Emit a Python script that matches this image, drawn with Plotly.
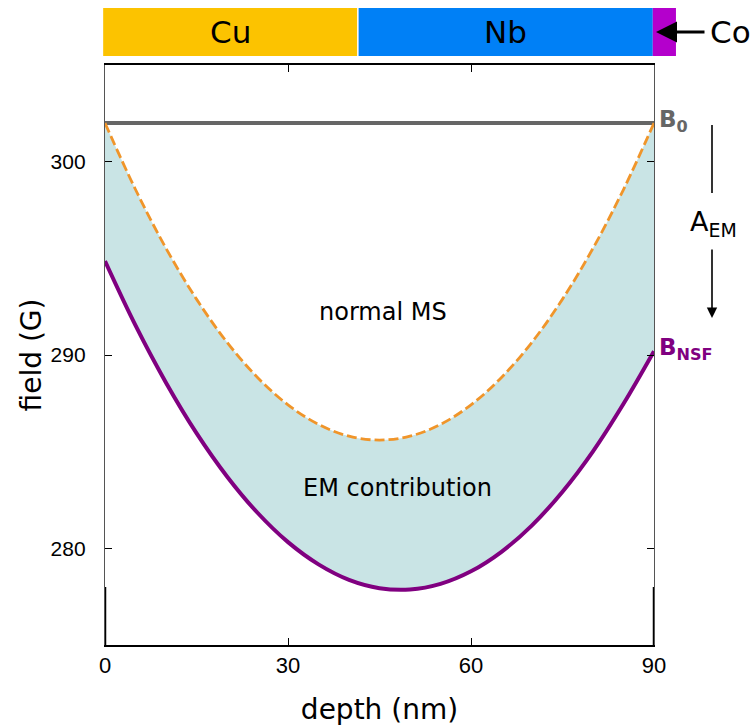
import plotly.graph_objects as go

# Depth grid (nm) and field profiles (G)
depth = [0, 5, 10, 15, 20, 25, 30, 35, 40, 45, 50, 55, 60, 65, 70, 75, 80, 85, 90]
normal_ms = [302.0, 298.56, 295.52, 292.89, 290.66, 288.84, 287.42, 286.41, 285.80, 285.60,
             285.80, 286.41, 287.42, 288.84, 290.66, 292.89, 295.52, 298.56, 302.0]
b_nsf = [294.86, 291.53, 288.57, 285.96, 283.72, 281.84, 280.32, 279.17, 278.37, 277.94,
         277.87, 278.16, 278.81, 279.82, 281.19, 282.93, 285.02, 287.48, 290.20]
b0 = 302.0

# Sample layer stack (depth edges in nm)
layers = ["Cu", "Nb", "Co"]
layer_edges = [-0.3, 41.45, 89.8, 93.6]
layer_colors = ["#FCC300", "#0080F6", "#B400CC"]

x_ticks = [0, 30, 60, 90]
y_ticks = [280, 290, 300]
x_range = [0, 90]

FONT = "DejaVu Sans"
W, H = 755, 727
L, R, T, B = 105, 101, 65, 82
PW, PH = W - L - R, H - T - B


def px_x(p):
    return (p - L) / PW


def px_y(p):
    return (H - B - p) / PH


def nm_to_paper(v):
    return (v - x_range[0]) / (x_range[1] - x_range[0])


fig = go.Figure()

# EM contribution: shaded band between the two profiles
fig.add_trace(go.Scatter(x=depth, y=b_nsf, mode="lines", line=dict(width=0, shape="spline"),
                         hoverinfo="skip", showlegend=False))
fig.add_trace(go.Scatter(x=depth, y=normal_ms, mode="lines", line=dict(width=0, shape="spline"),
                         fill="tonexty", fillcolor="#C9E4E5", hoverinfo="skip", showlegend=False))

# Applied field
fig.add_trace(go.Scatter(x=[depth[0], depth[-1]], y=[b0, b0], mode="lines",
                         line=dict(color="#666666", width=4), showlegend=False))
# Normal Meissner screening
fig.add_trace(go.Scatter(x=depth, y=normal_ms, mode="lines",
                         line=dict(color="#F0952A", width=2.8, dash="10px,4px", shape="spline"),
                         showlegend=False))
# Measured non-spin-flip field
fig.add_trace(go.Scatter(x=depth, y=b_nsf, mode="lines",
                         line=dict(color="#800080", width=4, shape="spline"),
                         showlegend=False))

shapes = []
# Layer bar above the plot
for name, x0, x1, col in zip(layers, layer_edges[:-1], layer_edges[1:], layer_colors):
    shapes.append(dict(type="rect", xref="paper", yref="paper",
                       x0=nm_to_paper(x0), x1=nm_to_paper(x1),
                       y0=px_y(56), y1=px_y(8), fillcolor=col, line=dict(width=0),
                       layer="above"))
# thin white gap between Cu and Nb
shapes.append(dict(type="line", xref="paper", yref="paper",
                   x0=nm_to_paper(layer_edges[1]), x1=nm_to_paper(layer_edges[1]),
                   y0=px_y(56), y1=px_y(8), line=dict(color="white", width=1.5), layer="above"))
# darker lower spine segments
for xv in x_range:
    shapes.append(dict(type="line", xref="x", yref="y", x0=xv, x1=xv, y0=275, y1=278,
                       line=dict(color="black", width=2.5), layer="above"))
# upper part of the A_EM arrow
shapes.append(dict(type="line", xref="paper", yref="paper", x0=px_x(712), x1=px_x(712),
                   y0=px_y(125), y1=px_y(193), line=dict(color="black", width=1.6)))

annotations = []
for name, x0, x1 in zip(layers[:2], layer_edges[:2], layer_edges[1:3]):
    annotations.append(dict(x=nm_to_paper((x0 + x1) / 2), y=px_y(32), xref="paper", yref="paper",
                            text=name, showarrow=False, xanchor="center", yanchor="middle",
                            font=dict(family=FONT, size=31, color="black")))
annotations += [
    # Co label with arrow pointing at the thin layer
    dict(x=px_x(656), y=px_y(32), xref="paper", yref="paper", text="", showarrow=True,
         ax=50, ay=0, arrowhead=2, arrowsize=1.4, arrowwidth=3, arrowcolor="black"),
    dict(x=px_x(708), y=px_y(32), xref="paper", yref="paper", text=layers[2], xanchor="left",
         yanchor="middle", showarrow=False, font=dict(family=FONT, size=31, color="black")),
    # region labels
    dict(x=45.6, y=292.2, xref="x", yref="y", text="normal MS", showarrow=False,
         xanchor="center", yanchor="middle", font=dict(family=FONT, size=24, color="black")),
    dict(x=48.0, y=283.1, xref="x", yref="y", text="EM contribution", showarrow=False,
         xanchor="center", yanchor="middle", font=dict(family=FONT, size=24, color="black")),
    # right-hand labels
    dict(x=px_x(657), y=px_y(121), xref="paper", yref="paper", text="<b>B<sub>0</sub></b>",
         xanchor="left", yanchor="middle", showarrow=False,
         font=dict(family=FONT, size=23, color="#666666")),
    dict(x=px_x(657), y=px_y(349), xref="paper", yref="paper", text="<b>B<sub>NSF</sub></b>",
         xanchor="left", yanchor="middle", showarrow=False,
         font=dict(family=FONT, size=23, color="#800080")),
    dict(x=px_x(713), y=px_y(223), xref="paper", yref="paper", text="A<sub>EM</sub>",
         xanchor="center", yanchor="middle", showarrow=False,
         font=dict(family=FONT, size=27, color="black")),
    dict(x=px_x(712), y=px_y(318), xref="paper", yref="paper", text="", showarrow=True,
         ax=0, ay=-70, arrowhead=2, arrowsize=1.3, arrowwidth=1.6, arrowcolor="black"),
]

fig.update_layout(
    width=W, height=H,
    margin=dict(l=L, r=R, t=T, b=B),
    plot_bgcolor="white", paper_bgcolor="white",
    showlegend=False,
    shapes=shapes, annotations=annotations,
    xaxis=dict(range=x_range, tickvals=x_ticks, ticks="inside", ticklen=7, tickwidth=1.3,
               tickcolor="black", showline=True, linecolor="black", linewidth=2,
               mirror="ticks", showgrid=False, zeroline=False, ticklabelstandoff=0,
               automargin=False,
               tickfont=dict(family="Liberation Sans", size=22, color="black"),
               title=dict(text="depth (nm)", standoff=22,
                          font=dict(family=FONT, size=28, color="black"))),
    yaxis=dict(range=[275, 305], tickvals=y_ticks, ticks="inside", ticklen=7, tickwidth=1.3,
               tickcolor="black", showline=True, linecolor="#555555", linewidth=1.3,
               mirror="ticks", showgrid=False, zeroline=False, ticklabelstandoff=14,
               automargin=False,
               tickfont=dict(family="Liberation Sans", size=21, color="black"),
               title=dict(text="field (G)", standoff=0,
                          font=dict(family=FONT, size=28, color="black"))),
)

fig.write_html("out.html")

§ §

» REQUEST
Do not include the images; transcribe the rest of the listing exactly.

» OUTPUT OF THE TASK
Emit a Python script that matches this image, drawn with Plotly.
import plotly.graph_objects as go

# Depth grid (nm) and field profiles (G)
depth = [0, 5, 10, 15, 20, 25, 30, 35, 40, 45, 50, 55, 60, 65, 70, 75, 80, 85, 90]
normal_ms = [302.0, 298.56, 295.52, 292.89, 290.66, 288.84, 287.42, 286.41, 285.80, 285.60,
             285.80, 286.41, 287.42, 288.84, 290.66, 292.89, 295.52, 298.56, 302.0]
b_nsf = [294.86, 291.53, 288.57, 285.96, 283.72, 281.84, 280.32, 279.17, 278.37, 277.94,
         277.87, 278.16, 278.81, 279.82, 281.19, 282.93, 285.02, 287.48, 290.20]
b0 = 302.0

# Sample layer stack (depth edges in nm)
layers = ["Cu", "Nb", "Co"]
layer_edges = [-0.3, 41.45, 89.8, 93.6]
layer_colors = ["#FCC300", "#0080F6", "#B400CC"]

x_ticks = [0, 30, 60, 90]
y_ticks = [280, 290, 300]
x_range = [0, 90]

FONT = "DejaVu Sans"
W, H = 755, 727
L, R, T, B = 105, 101, 65, 82
PW, PH = W - L - R, H - T - B


def px_x(p):
    return (p - L) / PW


def px_y(p):
    return (H - B - p) / PH


def nm_to_paper(v):
    return (v - x_range[0]) / (x_range[1] - x_range[0])


fig = go.Figure()

# EM contribution: shaded band between the two profiles
fig.add_trace(go.Scatter(x=depth, y=b_nsf, mode="lines", line=dict(width=0, shape="spline"),
                         hoverinfo="skip", showlegend=False))
fig.add_trace(go.Scatter(x=depth, y=normal_ms, mode="lines", line=dict(width=0, shape="spline"),
                         fill="tonexty", fillcolor="#C9E4E5", hoverinfo="skip", showlegend=False))

# Applied field
fig.add_trace(go.Scatter(x=[depth[0], depth[-1]], y=[b0, b0], mode="lines",
                         line=dict(color="#666666", width=4), showlegend=False))
# Normal Meissner screening
fig.add_trace(go.Scatter(x=depth, y=normal_ms, mode="lines",
                         line=dict(color="#F0952A", width=2.8, dash="10px,4px", shape="spline"),
                         showlegend=False))
# Measured non-spin-flip field
fig.add_trace(go.Scatter(x=depth, y=b_nsf, mode="lines",
                         line=dict(color="#800080", width=4, shape="spline"),
                         showlegend=False))

shapes = []
# Layer bar above the plot
for name, x0, x1, col in zip(layers, layer_edges[:-1], layer_edges[1:], layer_colors):
    shapes.append(dict(type="rect", xref="paper", yref="paper",
                       x0=nm_to_paper(x0), x1=nm_to_paper(x1),
                       y0=px_y(56), y1=px_y(8), fillcolor=col, line=dict(width=0),
                       layer="above"))
# thin white gap between Cu and Nb
shapes.append(dict(type="line", xref="paper", yref="paper",
                   x0=nm_to_paper(layer_edges[1]), x1=nm_to_paper(layer_edges[1]),
                   y0=px_y(56), y1=px_y(8), line=dict(color="white", width=1.5), layer="above"))
# darker lower spine segments
for xv in x_range:
    shapes.append(dict(type="line", xref="x", yref="y", x0=xv, x1=xv, y0=275, y1=278,
                       line=dict(color="black", width=2.5), layer="above"))
# upper part of the A_EM arrow
shapes.append(dict(type="line", xref="paper", yref="paper", x0=px_x(712), x1=px_x(712),
                   y0=px_y(125), y1=px_y(193), line=dict(color="black", width=1.6)))

annotations = []
for name, x0, x1 in zip(layers[:2], layer_edges[:2], layer_edges[1:3]):
    annotations.append(dict(x=nm_to_paper((x0 + x1) / 2), y=px_y(32), xref="paper", yref="paper",
                            text=name, showarrow=False, xanchor="center", yanchor="middle",
                            font=dict(family=FONT, size=31, color="black")))
annotations += [
    # Co label with arrow pointing at the thin layer
    dict(x=px_x(656), y=px_y(32), xref="paper", yref="paper", text="", showarrow=True,
         ax=50, ay=0, arrowhead=2, arrowsize=1.4, arrowwidth=3, arrowcolor="black"),
    dict(x=px_x(708), y=px_y(32), xref="paper", yref="paper", text=layers[2], xanchor="left",
         yanchor="middle", showarrow=False, font=dict(family=FONT, size=31, color="black")),
    # region labels
    dict(x=45.6, y=292.2, xref="x", yref="y", text="normal MS", showarrow=False,
         xanchor="center", yanchor="middle", font=dict(family=FONT, size=24, color="black")),
    dict(x=48.0, y=283.1, xref="x", yref="y", text="EM contribution", showarrow=False,
         xanchor="center", yanchor="middle", font=dict(family=FONT, size=24, color="black")),
    # right-hand labels
    dict(x=px_x(657), y=px_y(121), xref="paper", yref="paper", text="<b>B<sub>0</sub></b>",
         xanchor="left", yanchor="middle", showarrow=False,
         font=dict(family=FONT, size=23, color="#666666")),
    dict(x=px_x(657), y=px_y(349), xref="paper", yref="paper", text="<b>B<sub>NSF</sub></b>",
         xanchor="left", yanchor="middle", showarrow=False,
         font=dict(family=FONT, size=23, color="#800080")),
    dict(x=px_x(713), y=px_y(223), xref="paper", yref="paper", text="A<sub>EM</sub>",
         xanchor="center", yanchor="middle", showarrow=False,
         font=dict(family=FONT, size=27, color="black")),
    dict(x=px_x(712), y=px_y(318), xref="paper", yref="paper", text="", showarrow=True,
         ax=0, ay=-70, arrowhead=2, arrowsize=1.3, arrowwidth=1.6, arrowcolor="black"),
]

fig.update_layout(
    width=W, height=H,
    margin=dict(l=L, r=R, t=T, b=B),
    plot_bgcolor="white", paper_bgcolor="white",
    showlegend=False,
    shapes=shapes, annotations=annotations,
    xaxis=dict(range=x_range, tickvals=x_ticks, ticks="inside", ticklen=7, tickwidth=1.3,
               tickcolor="black", showline=True, linecolor="black", linewidth=2,
               mirror="ticks", showgrid=False, zeroline=False, ticklabelstandoff=0,
               automargin=False,
               tickfont=dict(family="Liberation Sans", size=22, color="black"),
               title=dict(text="depth (nm)", standoff=22,
                          font=dict(family=FONT, size=28, color="black"))),
    yaxis=dict(range=[275, 305], tickvals=y_ticks, ticks="inside", ticklen=7, tickwidth=1.3,
               tickcolor="black", showline=True, linecolor="#555555", linewidth=1.3,
               mirror="ticks", showgrid=False, zeroline=False, ticklabelstandoff=14,
               automargin=False,
               tickfont=dict(family="Liberation Sans", size=21, color="black"),
               title=dict(text="field (G)", standoff=0,
                          font=dict(family=FONT, size=28, color="black"))),
)

fig.write_html("out.html")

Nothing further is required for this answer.